**Available data:**
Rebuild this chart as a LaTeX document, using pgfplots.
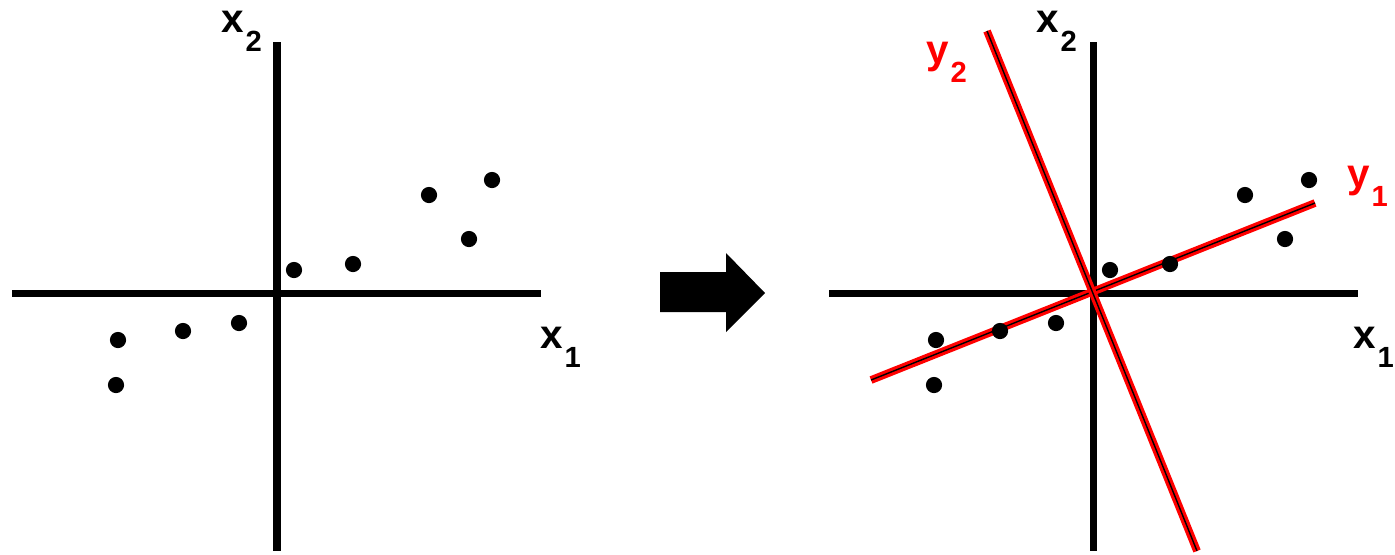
\documentclass[border=0pt]{standalone}
\usepackage{fontspec}
\setmainfont{Liberation Sans}
\usepackage{pgfplots}
\pgfplotsset{compat=1.18}

% label: bold x/y with a lowered subscript digit
\newcommand{\lab}[2]{\fontsize{11.5}{12}\selectfont\bfseries #1\kern0.4pt\raisebox{-5.5pt}{\fontsize{8.3}{9}\selectfont #2}}

\begin{document}
\begin{tikzpicture}
\begin{axis}[
    scale only axis,
    width=13.95cm, height=5.51cm,
    xmin=0, xmax=1395, ymin=0, ymax=551,
    y dir=reverse,
    hide axis,
    clip=false,
]
\path (rel axis cs:0,0) rectangle (rel axis cs:1,1);

% coordinate axes (pixel coordinates, y downwards)
\addplot[black, line width=2pt] coordinates {(12,293) (541,293)};
\addplot[black, line width=2pt] coordinates {(277,42) (277,551)};
\addplot[black, line width=2pt] coordinates {(829,293) (1358,293)};
\addplot[black, line width=2pt] coordinates {(1093,42) (1093,551)};

% arrow
\addplot[fill=black, draw=none] coordinates {(660,272) (726,272) (726,253) (765,293) (726,332) (726,312) (660,312)} -- cycle;

% principal axes
\addplot[red, line width=2.2pt] coordinates {(871,380) (1315,203)};
\addplot[black, line width=0.4pt] coordinates {(871,380) (1315,203)};
\addplot[red, line width=2.2pt] coordinates {(987,31) (1197,551)};
\addplot[black, line width=0.4pt] coordinates {(987,31) (1197,551)};

% data points
\addplot[only marks, mark=*, mark size=2.1pt, black] coordinates {
(118,340) (116,385) (183,331) (239,323) (294,270) (353,264) (429,195) (469,239) (492,180)};
\addplot[only marks, mark=*, mark size=2.1pt, black] coordinates {
(936,340) (934,385) (1000,331) (1056,323) (1110,270) (1170,264) (1245,195) (1285,239) (1309,180)};

% labels
\node[anchor=base west, inner sep=0pt] at (axis cs:221,32) {\lab{x}{2}};
\node[anchor=base west, inner sep=0pt] at (axis cs:1036,32) {\lab{x}{2}};
\node[anchor=base west, inner sep=0pt] at (axis cs:540,348) {\lab{x}{1}};
\node[anchor=base west, inner sep=0pt] at (axis cs:1353,348) {\lab{x}{1}};
\node[red, anchor=base west, inner sep=0pt] at (axis cs:926,63) {\lab{y}{2}};
\node[red, anchor=base west, inner sep=0pt] at (axis cs:1347,187) {\lab{y}{1}};
\end{axis}
\end{tikzpicture}
\end{document}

**Given task:**
Copy every line of the data exactly as written, excluding the pictures.

**Output for this exercise:**
Rebuild this chart as a LaTeX document, using pgfplots.
\documentclass[border=0pt]{standalone}
\usepackage{fontspec}
\setmainfont{Liberation Sans}
\usepackage{pgfplots}
\pgfplotsset{compat=1.18}

% label: bold x/y with a lowered subscript digit
\newcommand{\lab}[2]{\fontsize{11.5}{12}\selectfont\bfseries #1\kern0.4pt\raisebox{-5.5pt}{\fontsize{8.3}{9}\selectfont #2}}

\begin{document}
\begin{tikzpicture}
\begin{axis}[
    scale only axis,
    width=13.95cm, height=5.51cm,
    xmin=0, xmax=1395, ymin=0, ymax=551,
    y dir=reverse,
    hide axis,
    clip=false,
]
\path (rel axis cs:0,0) rectangle (rel axis cs:1,1);

% coordinate axes (pixel coordinates, y downwards)
\addplot[black, line width=2pt] coordinates {(12,293) (541,293)};
\addplot[black, line width=2pt] coordinates {(277,42) (277,551)};
\addplot[black, line width=2pt] coordinates {(829,293) (1358,293)};
\addplot[black, line width=2pt] coordinates {(1093,42) (1093,551)};

% arrow
\addplot[fill=black, draw=none] coordinates {(660,272) (726,272) (726,253) (765,293) (726,332) (726,312) (660,312)} -- cycle;

% principal axes
\addplot[red, line width=2.2pt] coordinates {(871,380) (1315,203)};
\addplot[black, line width=0.4pt] coordinates {(871,380) (1315,203)};
\addplot[red, line width=2.2pt] coordinates {(987,31) (1197,551)};
\addplot[black, line width=0.4pt] coordinates {(987,31) (1197,551)};

% data points
\addplot[only marks, mark=*, mark size=2.1pt, black] coordinates {
(118,340) (116,385) (183,331) (239,323) (294,270) (353,264) (429,195) (469,239) (492,180)};
\addplot[only marks, mark=*, mark size=2.1pt, black] coordinates {
(936,340) (934,385) (1000,331) (1056,323) (1110,270) (1170,264) (1245,195) (1285,239) (1309,180)};

% labels
\node[anchor=base west, inner sep=0pt] at (axis cs:221,32) {\lab{x}{2}};
\node[anchor=base west, inner sep=0pt] at (axis cs:1036,32) {\lab{x}{2}};
\node[anchor=base west, inner sep=0pt] at (axis cs:540,348) {\lab{x}{1}};
\node[anchor=base west, inner sep=0pt] at (axis cs:1353,348) {\lab{x}{1}};
\node[red, anchor=base west, inner sep=0pt] at (axis cs:926,63) {\lab{y}{2}};
\node[red, anchor=base west, inner sep=0pt] at (axis cs:1347,187) {\lab{y}{1}};
\end{axis}
\end{tikzpicture}
\end{document}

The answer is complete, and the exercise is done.